Given the day was shorted 2.5 billion years ago, the peroxiredoxins must have evolved to maintain a circadian period in every lineage of organism. Different evolutionary lines may have evolved different DNA sequences producing a protein with the same period. If the circadian period is coincidence, evolution by natural selection may have conserved the original DNA sequence, optimised for its original function. Does the "highly conserved active region" therefore argue against its use in feedback?

Fri, 18 May 2012 14:03:58 UTC | #942183

jbkaffe's Avatar Comment 3 by jbkaffe

What a huge hole!

Not necessarily. If it evolved primarily as a way to get rid of excessive oxygen through work, I see no hole here.

Given the day was shorted 2.5 billion years ago, the peroxiredoxins must have evolved to maintain a circadian period in every lineage of organism. Different evolutionary lines may have evolved different DNA sequences producing a protein with the same period. If the circadian period is coincidence, evolution by natural selection may have conserved the original DNA sequence, optimised for its original function. Does the "highly conserved active region" therefore argue against its use in feedback?

I think you should define 'coincidence' if you want to throw it in the equation.

These little buggers may very well come in handy again at some point. :-)

Fri, 18 May 2012 20:26:13 UTC | #942224

stuhillman's Avatar Comment 4 by stuhillman

I thought that several tests on humans where all feedback loops - such as light and dark - are eliminated, resulted in the 24-hour daily cycle being reduced by several hours.
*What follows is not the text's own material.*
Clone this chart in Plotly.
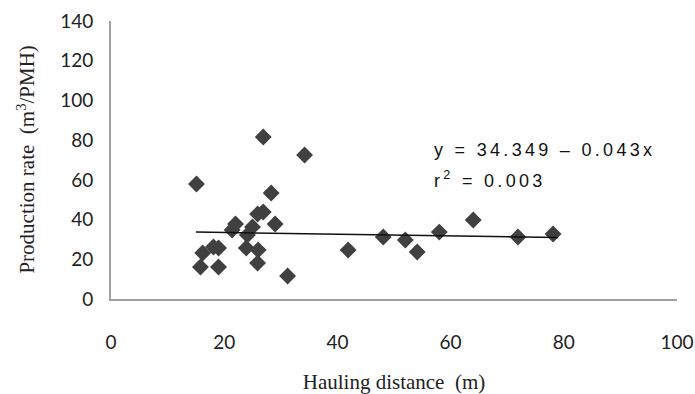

The idea is that the system for regulating our 24-hour response slipped back to the time when these biological systems were first incorporated into living organisms at a time when the days were shorter because the earth revolved more rapidly.

I understand that the present research did include the 24-hour clues provided by our current place in the solar system. And, as for comment 1 (JuJu), biorythms do exist and a proper understanding of them should be taken out of the Woo camp and incorporated in our ever expanding understanding of the human condition.

Sat, 19 May 2012 08:22:34 UTC | #942269

JuJu's Avatar Comment 5 by JuJu

Comment 4 by stuhillman

And, as for comment 1 (JuJu), biorythms do exist and a proper understanding of them should be taken out of the Woo camp and incorporated in our ever expanding understanding of the human condition.

There are the quack biorythms which don't match with reality, and there are the biorythms that are understandable and do match with reality. They are two separate ideas that have almost nothing in common, like astrology and cosmology.

Sat, 19 May 2012 16:01:53 UTC | #942296

Stafford Gordon's Avatar Comment 6 by Stafford Gordon

For decades I've not carried anything with me that tells the time, with the result that I can guess what it is within a few minutes either way.

I've never bothered to set the clock on a phone for instance, and when I wake up of a morning I first judge what time it is before looking at the alarm, and almost invariably I'm on the ball.

I've been aware of my circadian rhythm for yonks.

In fact, on one occasion I received a very strange look from one of my daughters when I told her the time before she had had a chance to look at her watch/phone, I forget which it was.